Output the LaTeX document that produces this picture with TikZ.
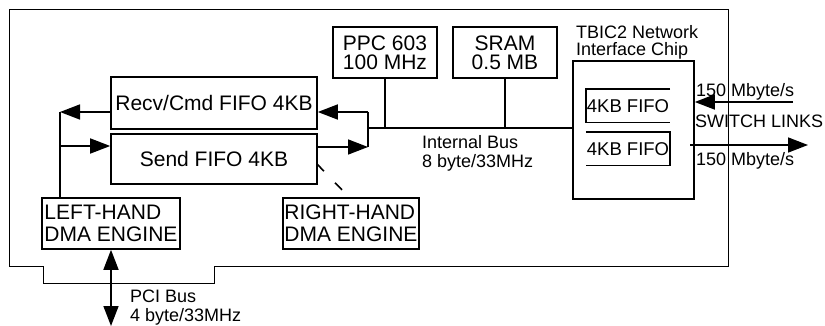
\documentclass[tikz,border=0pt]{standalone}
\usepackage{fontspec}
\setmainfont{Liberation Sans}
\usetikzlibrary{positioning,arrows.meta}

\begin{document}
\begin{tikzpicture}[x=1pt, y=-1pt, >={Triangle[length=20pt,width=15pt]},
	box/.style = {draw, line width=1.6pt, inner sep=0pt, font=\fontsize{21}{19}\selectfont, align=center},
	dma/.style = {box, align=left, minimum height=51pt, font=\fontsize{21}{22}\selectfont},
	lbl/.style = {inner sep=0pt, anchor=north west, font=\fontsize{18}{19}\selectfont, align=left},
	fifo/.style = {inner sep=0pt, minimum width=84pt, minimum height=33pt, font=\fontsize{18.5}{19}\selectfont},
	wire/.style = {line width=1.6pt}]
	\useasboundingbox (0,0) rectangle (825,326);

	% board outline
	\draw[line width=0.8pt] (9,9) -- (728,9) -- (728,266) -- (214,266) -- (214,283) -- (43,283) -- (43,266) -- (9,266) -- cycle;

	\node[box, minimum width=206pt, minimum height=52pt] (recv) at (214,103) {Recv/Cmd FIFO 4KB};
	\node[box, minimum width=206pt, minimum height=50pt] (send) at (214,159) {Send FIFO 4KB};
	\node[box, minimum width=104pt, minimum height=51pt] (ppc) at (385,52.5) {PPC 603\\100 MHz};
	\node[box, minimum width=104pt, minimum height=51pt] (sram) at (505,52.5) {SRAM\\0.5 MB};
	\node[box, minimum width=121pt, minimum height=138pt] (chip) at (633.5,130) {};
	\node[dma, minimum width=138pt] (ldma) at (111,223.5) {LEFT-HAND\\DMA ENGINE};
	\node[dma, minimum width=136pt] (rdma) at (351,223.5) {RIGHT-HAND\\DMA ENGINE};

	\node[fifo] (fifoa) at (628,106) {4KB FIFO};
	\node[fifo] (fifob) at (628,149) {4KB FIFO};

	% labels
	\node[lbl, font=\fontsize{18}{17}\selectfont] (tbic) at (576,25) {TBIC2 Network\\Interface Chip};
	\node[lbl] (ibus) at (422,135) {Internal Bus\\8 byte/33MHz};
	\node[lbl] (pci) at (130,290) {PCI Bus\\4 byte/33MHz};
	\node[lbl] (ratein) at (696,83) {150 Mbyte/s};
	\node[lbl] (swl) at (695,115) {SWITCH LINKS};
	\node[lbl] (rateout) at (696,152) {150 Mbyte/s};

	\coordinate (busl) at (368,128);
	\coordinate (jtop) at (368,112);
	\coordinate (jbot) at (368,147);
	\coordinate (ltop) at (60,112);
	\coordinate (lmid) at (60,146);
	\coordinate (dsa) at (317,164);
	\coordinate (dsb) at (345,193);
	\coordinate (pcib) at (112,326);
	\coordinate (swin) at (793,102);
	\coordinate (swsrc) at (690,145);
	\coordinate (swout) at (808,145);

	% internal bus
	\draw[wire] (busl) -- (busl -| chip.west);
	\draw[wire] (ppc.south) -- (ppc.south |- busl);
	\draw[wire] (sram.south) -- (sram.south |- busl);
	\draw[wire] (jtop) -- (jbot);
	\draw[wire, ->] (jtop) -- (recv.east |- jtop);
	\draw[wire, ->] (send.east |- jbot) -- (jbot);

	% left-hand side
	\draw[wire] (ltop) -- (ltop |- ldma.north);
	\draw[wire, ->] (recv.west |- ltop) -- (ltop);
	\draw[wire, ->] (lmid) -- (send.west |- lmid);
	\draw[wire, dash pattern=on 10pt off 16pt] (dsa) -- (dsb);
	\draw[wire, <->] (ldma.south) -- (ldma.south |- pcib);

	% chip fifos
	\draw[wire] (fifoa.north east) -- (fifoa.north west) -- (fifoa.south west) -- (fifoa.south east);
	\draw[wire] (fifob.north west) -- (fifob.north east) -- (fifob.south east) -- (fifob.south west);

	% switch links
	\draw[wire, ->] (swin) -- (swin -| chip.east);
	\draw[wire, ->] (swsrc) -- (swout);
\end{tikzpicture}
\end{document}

——————

TASK TO CARRY OUT: Copy the material above exactly and drop the pictures.

THE COMPLETED TASK:
Output the LaTeX document that produces this picture with TikZ.
\documentclass[tikz,border=0pt]{standalone}
\usepackage{fontspec}
\setmainfont{Liberation Sans}
\usetikzlibrary{positioning,arrows.meta}

\begin{document}
\begin{tikzpicture}[x=1pt, y=-1pt, >={Triangle[length=20pt,width=15pt]},
	box/.style = {draw, line width=1.6pt, inner sep=0pt, font=\fontsize{21}{19}\selectfont, align=center},
	dma/.style = {box, align=left, minimum height=51pt, font=\fontsize{21}{22}\selectfont},
	lbl/.style = {inner sep=0pt, anchor=north west, font=\fontsize{18}{19}\selectfont, align=left},
	fifo/.style = {inner sep=0pt, minimum width=84pt, minimum height=33pt, font=\fontsize{18.5}{19}\selectfont},
	wire/.style = {line width=1.6pt}]
	\useasboundingbox (0,0) rectangle (825,326);

	% board outline
	\draw[line width=0.8pt] (9,9) -- (728,9) -- (728,266) -- (214,266) -- (214,283) -- (43,283) -- (43,266) -- (9,266) -- cycle;

	\node[box, minimum width=206pt, minimum height=52pt] (recv) at (214,103) {Recv/Cmd FIFO 4KB};
	\node[box, minimum width=206pt, minimum height=50pt] (send) at (214,159) {Send FIFO 4KB};
	\node[box, minimum width=104pt, minimum height=51pt] (ppc) at (385,52.5) {PPC 603\\100 MHz};
	\node[box, minimum width=104pt, minimum height=51pt] (sram) at (505,52.5) {SRAM\\0.5 MB};
	\node[box, minimum width=121pt, minimum height=138pt] (chip) at (633.5,130) {};
	\node[dma, minimum width=138pt] (ldma) at (111,223.5) {LEFT-HAND\\DMA ENGINE};
	\node[dma, minimum width=136pt] (rdma) at (351,223.5) {RIGHT-HAND\\DMA ENGINE};

	\node[fifo] (fifoa) at (628,106) {4KB FIFO};
	\node[fifo] (fifob) at (628,149) {4KB FIFO};

	% labels
	\node[lbl, font=\fontsize{18}{17}\selectfont] (tbic) at (576,25) {TBIC2 Network\\Interface Chip};
	\node[lbl] (ibus) at (422,135) {Internal Bus\\8 byte/33MHz};
	\node[lbl] (pci) at (130,290) {PCI Bus\\4 byte/33MHz};
	\node[lbl] (ratein) at (696,83) {150 Mbyte/s};
	\node[lbl] (swl) at (695,115) {SWITCH LINKS};
	\node[lbl] (rateout) at (696,152) {150 Mbyte/s};

	\coordinate (busl) at (368,128);
	\coordinate (jtop) at (368,112);
	\coordinate (jbot) at (368,147);
	\coordinate (ltop) at (60,112);
	\coordinate (lmid) at (60,146);
	\coordinate (dsa) at (317,164);
	\coordinate (dsb) at (345,193);
	\coordinate (pcib) at (112,326);
	\coordinate (swin) at (793,102);
	\coordinate (swsrc) at (690,145);
	\coordinate (swout) at (808,145);

	% internal bus
	\draw[wire] (busl) -- (busl -| chip.west);
	\draw[wire] (ppc.south) -- (ppc.south |- busl);
	\draw[wire] (sram.south) -- (sram.south |- busl);
	\draw[wire] (jtop) -- (jbot);
	\draw[wire, ->] (jtop) -- (recv.east |- jtop);
	\draw[wire, ->] (send.east |- jbot) -- (jbot);

	% left-hand side
	\draw[wire] (ltop) -- (ltop |- ldma.north);
	\draw[wire, ->] (recv.west |- ltop) -- (ltop);
	\draw[wire, ->] (lmid) -- (send.west |- lmid);
	\draw[wire, dash pattern=on 10pt off 16pt] (dsa) -- (dsb);
	\draw[wire, <->] (ldma.south) -- (ldma.south |- pcib);

	% chip fifos
	\draw[wire] (fifoa.north east) -- (fifoa.north west) -- (fifoa.south west) -- (fifoa.south east);
	\draw[wire] (fifob.north west) -- (fifob.north east) -- (fifob.south east) -- (fifob.south west);

	% switch links
	\draw[wire, ->] (swin) -- (swin -| chip.east);
	\draw[wire, ->] (swsrc) -- (swout);
\end{tikzpicture}
\end{document}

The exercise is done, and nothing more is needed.